> Information shown
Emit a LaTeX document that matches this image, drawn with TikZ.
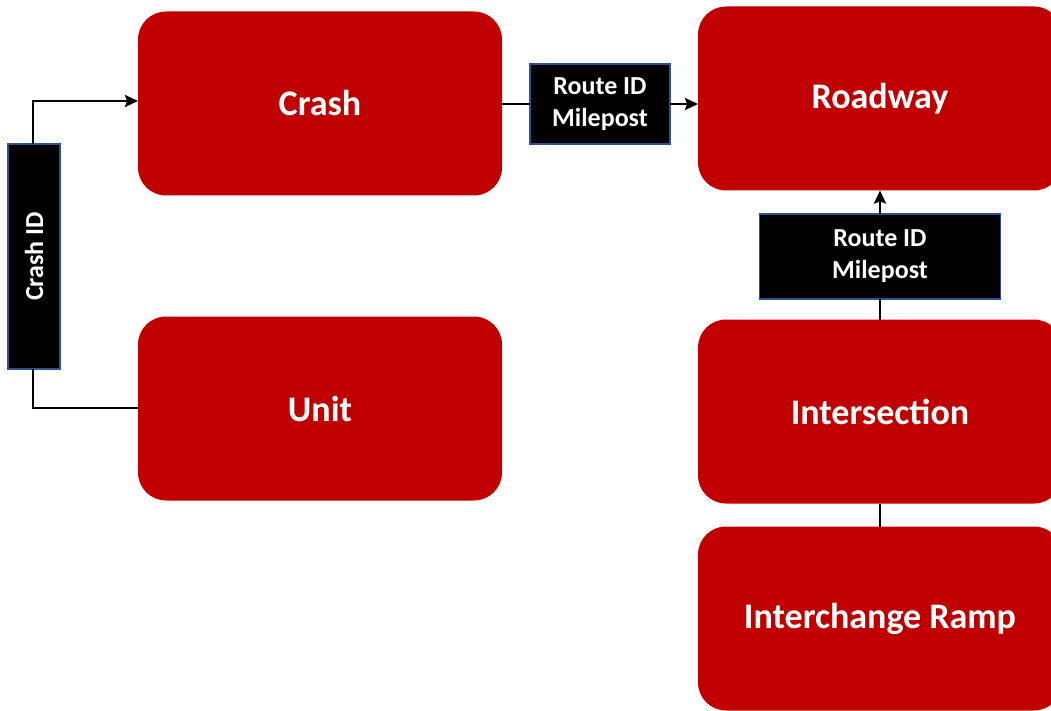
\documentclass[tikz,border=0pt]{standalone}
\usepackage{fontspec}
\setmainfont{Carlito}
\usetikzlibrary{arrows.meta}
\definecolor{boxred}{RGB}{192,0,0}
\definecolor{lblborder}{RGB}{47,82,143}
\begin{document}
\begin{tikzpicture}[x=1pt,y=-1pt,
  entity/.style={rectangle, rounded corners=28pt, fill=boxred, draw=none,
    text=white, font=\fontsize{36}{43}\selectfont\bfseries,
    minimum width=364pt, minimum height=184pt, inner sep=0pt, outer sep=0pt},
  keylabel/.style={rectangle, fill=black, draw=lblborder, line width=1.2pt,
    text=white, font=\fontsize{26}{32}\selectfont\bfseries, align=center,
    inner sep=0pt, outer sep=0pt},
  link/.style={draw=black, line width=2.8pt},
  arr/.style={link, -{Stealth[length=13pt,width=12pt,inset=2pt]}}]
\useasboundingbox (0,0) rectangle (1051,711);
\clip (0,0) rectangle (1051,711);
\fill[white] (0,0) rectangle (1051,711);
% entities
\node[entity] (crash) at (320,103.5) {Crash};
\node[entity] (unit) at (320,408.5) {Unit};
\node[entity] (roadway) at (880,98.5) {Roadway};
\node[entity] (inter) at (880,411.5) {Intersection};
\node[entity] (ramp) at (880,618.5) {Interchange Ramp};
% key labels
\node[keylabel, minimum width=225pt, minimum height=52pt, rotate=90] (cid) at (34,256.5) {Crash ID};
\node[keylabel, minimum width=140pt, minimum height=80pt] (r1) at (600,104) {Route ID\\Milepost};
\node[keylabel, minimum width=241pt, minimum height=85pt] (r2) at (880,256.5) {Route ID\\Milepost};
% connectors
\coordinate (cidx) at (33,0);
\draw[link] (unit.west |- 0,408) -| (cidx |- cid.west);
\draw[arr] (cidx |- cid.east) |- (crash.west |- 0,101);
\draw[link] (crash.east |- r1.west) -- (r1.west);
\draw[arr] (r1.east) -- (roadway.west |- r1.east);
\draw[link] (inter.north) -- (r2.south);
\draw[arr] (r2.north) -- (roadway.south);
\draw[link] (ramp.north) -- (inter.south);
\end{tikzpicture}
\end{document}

> Task
Reproduce every line above as written, skipping pictures.

> Exercise response
Emit a LaTeX document that matches this image, drawn with TikZ.
\documentclass[tikz,border=0pt]{standalone}
\usepackage{fontspec}
\setmainfont{Carlito}
\usetikzlibrary{arrows.meta}
\definecolor{boxred}{RGB}{192,0,0}
\definecolor{lblborder}{RGB}{47,82,143}
\begin{document}
\begin{tikzpicture}[x=1pt,y=-1pt,
  entity/.style={rectangle, rounded corners=28pt, fill=boxred, draw=none,
    text=white, font=\fontsize{36}{43}\selectfont\bfseries,
    minimum width=364pt, minimum height=184pt, inner sep=0pt, outer sep=0pt},
  keylabel/.style={rectangle, fill=black, draw=lblborder, line width=1.2pt,
    text=white, font=\fontsize{26}{32}\selectfont\bfseries, align=center,
    inner sep=0pt, outer sep=0pt},
  link/.style={draw=black, line width=2.8pt},
  arr/.style={link, -{Stealth[length=13pt,width=12pt,inset=2pt]}}]
\useasboundingbox (0,0) rectangle (1051,711);
\clip (0,0) rectangle (1051,711);
\fill[white] (0,0) rectangle (1051,711);
% entities
\node[entity] (crash) at (320,103.5) {Crash};
\node[entity] (unit) at (320,408.5) {Unit};
\node[entity] (roadway) at (880,98.5) {Roadway};
\node[entity] (inter) at (880,411.5) {Intersection};
\node[entity] (ramp) at (880,618.5) {Interchange Ramp};
% key labels
\node[keylabel, minimum width=225pt, minimum height=52pt, rotate=90] (cid) at (34,256.5) {Crash ID};
\node[keylabel, minimum width=140pt, minimum height=80pt] (r1) at (600,104) {Route ID\\Milepost};
\node[keylabel, minimum width=241pt, minimum height=85pt] (r2) at (880,256.5) {Route ID\\Milepost};
% connectors
\coordinate (cidx) at (33,0);
\draw[link] (unit.west |- 0,408) -| (cidx |- cid.west);
\draw[arr] (cidx |- cid.east) |- (crash.west |- 0,101);
\draw[link] (crash.east |- r1.west) -- (r1.west);
\draw[arr] (r1.east) -- (roadway.west |- r1.east);
\draw[link] (inter.north) -- (r2.south);
\draw[arr] (r2.north) -- (roadway.south);
\draw[link] (ramp.north) -- (inter.south);
\end{tikzpicture}
\end{document}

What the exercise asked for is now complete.